Table 2. Performance measures calculated for the daily spatial mean rainfall values

The above analysis indicates that the CNNBC model effectively corrects the bias within the SPEs both at the grid level and for the spatial mean rainfall values. Furthermore, upon comparing the deep learning models used in this study in terms of their learnable parameters and floating-point operations (FLOPs), it is evident that SRDRN contains nearly 39 times more learnable parameters than CNNBC. This suggests that in terms of storage space requirements for the model parameters, CNNBC is much more economical than SRDRN. However, it is also observed that CNNBC requires more FLOPs compared to SRDRN due to its architecture and input–output shape. This highlights a potential avenue for future research, wherein researchers could enhance the CNNBC model to reduce the FLOPs while maintaining performance requirements.
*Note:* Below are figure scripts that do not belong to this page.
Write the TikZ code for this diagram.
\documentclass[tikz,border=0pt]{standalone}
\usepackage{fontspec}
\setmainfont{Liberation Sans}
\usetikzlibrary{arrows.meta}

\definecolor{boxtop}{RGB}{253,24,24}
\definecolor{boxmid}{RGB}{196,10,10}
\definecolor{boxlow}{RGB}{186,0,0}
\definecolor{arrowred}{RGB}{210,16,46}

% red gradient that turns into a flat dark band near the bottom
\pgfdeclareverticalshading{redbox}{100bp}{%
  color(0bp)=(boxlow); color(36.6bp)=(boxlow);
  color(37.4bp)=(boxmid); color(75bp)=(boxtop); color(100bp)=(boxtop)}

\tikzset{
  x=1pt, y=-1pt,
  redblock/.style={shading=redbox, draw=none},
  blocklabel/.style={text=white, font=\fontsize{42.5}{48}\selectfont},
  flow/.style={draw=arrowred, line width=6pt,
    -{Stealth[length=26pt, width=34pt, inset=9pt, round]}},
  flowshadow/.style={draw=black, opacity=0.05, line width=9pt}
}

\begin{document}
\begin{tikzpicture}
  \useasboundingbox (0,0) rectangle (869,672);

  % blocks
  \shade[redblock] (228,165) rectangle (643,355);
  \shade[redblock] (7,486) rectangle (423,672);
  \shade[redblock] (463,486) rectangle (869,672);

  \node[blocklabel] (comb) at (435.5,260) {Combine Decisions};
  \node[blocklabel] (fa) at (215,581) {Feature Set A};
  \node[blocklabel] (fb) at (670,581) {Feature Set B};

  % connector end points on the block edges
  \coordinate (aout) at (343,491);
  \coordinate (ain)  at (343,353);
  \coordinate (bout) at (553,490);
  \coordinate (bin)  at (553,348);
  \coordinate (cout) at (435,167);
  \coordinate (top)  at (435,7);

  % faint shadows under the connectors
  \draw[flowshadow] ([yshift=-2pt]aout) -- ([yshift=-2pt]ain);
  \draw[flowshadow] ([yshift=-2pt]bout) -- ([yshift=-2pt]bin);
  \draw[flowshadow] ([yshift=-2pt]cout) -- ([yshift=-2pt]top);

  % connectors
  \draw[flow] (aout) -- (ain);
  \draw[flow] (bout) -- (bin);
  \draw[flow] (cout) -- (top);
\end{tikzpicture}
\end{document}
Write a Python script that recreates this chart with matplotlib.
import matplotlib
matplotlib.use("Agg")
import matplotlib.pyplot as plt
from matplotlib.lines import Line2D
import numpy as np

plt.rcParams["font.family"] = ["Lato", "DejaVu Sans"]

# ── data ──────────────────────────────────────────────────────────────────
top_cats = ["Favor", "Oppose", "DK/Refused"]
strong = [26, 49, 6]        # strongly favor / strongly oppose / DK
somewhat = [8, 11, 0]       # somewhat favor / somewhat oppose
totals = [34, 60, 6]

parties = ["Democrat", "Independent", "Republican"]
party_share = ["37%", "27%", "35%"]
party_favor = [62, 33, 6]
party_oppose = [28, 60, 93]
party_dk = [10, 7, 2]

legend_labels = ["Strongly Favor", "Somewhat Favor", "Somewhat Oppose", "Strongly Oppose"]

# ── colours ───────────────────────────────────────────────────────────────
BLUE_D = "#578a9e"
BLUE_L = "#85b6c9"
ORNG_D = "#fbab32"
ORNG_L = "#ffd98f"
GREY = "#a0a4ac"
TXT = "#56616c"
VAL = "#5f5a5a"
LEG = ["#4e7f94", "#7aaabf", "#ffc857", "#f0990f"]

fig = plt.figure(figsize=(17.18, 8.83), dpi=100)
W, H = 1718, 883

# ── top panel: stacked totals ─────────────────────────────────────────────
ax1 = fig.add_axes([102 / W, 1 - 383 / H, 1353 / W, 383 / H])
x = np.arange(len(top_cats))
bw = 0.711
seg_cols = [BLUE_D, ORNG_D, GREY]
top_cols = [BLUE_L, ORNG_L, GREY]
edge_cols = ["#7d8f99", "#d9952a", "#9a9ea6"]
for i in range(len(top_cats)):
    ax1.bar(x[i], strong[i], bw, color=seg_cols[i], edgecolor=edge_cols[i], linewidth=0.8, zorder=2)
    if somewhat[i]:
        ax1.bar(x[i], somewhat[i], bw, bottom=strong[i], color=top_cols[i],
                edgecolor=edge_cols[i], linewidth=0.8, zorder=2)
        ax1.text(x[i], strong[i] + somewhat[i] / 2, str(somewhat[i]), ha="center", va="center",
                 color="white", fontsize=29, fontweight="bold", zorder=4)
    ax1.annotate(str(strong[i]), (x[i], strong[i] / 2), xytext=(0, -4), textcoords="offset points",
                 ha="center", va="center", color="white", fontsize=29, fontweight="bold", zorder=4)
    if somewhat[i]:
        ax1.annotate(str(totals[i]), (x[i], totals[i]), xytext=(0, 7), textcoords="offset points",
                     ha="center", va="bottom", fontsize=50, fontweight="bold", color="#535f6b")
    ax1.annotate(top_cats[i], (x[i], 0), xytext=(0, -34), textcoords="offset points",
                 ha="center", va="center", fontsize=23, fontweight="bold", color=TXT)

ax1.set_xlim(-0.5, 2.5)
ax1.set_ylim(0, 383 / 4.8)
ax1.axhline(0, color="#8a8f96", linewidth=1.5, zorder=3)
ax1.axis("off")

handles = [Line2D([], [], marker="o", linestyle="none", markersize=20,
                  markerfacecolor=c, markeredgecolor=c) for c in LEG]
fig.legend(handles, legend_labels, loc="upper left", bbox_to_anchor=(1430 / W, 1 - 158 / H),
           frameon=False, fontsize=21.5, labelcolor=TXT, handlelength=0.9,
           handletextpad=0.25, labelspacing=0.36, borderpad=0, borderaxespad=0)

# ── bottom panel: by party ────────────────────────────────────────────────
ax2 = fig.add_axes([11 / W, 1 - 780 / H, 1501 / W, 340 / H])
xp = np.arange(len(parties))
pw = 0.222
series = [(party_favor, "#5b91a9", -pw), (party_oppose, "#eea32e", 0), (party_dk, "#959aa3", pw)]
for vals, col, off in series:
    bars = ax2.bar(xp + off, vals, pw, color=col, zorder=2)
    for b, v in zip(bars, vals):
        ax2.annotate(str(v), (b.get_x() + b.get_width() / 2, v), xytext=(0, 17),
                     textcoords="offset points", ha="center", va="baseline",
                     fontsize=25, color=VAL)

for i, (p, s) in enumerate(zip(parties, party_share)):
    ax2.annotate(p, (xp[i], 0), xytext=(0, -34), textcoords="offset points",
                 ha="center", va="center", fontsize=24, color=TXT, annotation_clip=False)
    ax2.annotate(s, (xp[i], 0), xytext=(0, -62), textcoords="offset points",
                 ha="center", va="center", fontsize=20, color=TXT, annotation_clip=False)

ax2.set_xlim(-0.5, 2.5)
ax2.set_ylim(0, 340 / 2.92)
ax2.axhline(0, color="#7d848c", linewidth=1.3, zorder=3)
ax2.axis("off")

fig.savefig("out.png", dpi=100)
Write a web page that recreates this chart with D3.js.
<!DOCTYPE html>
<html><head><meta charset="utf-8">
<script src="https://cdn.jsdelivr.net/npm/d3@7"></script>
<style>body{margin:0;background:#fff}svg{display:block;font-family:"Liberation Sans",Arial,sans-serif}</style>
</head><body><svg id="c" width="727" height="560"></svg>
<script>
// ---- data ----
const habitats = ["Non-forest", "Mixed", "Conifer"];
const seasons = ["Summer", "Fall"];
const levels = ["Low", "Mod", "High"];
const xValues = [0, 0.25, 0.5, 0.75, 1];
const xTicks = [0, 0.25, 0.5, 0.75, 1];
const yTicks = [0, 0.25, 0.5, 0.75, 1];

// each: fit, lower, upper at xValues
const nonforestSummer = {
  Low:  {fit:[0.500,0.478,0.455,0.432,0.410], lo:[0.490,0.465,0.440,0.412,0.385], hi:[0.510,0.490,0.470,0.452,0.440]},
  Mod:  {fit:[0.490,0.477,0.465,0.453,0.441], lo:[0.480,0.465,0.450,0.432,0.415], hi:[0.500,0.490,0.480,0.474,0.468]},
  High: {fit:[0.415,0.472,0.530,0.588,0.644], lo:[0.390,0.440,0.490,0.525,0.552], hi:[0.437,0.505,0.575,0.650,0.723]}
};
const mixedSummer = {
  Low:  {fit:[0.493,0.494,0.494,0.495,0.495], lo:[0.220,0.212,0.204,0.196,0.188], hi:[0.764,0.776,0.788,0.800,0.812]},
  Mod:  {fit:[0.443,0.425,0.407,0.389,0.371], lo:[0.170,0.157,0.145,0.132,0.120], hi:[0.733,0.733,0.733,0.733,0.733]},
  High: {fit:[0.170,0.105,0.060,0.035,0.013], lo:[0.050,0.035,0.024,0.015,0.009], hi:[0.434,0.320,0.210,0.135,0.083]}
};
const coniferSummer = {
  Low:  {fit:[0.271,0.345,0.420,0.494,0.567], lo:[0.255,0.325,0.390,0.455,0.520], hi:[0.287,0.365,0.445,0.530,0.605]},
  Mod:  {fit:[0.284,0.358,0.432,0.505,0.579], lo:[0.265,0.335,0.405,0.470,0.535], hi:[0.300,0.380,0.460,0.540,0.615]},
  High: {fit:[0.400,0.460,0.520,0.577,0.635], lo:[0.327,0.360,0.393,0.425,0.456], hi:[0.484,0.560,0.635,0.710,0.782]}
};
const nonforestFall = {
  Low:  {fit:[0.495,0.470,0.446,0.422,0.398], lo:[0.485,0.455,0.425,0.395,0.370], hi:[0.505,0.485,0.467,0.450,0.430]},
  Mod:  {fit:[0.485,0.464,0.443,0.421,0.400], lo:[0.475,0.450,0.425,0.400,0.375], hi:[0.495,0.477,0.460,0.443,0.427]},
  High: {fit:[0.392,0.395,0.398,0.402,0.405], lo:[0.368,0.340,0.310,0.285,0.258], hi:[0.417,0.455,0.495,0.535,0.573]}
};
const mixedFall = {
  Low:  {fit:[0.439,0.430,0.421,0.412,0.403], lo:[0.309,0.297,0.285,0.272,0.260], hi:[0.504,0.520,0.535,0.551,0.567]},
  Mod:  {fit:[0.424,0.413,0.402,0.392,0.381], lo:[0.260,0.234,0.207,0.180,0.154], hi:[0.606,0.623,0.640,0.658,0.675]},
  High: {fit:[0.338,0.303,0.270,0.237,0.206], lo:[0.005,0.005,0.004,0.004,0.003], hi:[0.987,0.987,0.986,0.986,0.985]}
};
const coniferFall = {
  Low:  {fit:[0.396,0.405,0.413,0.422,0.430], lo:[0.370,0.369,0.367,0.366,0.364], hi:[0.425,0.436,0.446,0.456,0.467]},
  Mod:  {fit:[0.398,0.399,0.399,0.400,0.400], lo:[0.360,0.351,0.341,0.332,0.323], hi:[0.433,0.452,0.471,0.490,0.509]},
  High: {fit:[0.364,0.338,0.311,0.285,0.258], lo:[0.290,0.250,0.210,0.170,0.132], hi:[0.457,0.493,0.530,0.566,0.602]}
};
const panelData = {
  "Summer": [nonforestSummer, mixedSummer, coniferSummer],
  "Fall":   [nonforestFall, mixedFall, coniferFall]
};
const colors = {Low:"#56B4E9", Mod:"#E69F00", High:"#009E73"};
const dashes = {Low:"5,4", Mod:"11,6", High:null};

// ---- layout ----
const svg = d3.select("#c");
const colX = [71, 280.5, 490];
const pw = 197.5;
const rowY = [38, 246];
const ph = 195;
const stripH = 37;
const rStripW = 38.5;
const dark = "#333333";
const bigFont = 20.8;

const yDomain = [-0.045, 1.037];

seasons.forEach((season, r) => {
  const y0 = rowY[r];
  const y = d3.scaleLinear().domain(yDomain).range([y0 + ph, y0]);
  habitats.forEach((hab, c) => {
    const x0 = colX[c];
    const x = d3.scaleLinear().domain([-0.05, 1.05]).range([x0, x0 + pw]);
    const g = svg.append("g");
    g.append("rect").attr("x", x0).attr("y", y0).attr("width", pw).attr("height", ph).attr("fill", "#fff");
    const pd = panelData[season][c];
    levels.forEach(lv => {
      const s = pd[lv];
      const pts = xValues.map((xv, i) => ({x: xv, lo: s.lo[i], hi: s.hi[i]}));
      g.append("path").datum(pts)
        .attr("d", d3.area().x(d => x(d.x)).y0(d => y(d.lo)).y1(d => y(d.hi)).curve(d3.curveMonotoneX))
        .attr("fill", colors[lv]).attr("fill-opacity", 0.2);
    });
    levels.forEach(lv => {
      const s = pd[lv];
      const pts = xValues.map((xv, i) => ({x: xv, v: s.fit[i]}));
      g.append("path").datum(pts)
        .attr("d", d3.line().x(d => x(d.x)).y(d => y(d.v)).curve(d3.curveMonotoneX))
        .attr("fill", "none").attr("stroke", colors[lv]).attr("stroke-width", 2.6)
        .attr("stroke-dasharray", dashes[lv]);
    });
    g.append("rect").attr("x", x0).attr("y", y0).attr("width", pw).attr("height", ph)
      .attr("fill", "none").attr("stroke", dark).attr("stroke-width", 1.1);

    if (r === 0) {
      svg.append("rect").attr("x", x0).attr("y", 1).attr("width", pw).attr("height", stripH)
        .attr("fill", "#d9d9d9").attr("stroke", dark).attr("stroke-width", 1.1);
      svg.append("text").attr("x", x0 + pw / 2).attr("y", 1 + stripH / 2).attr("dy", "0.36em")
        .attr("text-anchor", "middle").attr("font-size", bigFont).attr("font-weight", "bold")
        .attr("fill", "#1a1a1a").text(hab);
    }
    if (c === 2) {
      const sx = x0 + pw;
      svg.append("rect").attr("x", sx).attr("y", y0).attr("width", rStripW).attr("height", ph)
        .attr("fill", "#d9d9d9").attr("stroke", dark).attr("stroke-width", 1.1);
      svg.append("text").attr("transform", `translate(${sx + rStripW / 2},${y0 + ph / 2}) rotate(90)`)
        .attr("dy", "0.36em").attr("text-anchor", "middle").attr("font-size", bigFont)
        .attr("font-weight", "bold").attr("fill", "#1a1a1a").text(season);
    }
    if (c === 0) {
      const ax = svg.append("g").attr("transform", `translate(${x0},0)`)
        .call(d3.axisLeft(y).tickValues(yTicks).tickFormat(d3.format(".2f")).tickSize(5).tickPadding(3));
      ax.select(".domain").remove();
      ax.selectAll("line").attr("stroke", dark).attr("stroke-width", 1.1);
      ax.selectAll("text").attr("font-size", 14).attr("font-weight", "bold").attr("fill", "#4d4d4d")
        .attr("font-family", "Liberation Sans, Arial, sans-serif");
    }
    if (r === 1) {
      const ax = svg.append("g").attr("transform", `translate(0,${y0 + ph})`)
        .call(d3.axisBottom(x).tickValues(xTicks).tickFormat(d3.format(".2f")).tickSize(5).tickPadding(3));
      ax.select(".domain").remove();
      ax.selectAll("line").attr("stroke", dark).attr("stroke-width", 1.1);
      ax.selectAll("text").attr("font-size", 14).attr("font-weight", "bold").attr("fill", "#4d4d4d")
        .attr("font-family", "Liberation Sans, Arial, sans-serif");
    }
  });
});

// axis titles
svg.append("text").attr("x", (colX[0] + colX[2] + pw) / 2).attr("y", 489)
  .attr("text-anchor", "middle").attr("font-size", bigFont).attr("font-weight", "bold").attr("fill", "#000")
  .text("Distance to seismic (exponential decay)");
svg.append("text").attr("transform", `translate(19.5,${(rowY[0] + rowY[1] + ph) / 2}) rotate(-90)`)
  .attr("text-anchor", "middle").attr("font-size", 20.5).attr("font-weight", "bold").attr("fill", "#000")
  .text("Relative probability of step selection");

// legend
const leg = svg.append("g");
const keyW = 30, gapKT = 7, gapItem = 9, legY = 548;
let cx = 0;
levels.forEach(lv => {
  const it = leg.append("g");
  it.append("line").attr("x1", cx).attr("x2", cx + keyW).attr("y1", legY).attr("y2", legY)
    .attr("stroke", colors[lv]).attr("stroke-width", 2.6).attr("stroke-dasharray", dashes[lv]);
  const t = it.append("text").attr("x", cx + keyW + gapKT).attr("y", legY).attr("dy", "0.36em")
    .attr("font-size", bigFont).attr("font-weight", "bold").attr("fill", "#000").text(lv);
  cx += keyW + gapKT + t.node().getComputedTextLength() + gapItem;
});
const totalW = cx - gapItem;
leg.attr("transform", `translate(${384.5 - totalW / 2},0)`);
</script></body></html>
Overall, CNNBC appears to be a superior model for bias correction compared to others.

5 Conclusion

The application of deep learning techniques in bias correction of the satellite-based daily precipitation estimates offers promising advancements in enhancing the accuracy and reliability of precipitation estimates. Through the utilization of sophisticated neural network architectures, such as artificial neural networks and convolutional neural networks, significant improvements in bias correction performance can be achieved. By utilizing the vast amounts of data available from satellite estimations, these models can effectively learn complex spatiotemporal patterns inherent in precipitation distributions. To utilize and analyze the power of spatiotemporal convolutional architectures in bias correction, this study performs a comparative analysis between different statistical and deep learning-based bias correction techniques. The main objective of this work is to correct the systematic bias present in the satellite-based TRMM precipitation products. To achieve this goal, four different bias correction techniques, namely, QM, QDM, SRDRN, and CNNCB, are applied to the bias data to get the bias-corrected outputs. The comparative analysis of these models indicates that the CNNBC model is the most suitable model for correcting the daily TRMM precipitation estimates for the specified study area. This research can be further extended by effectively optimizing the proposed architecture to get more reliable and improved bias-corrected results. One more area of future research for this work is the utilization of these models in bias correction of different climatic variables in different geographical locations.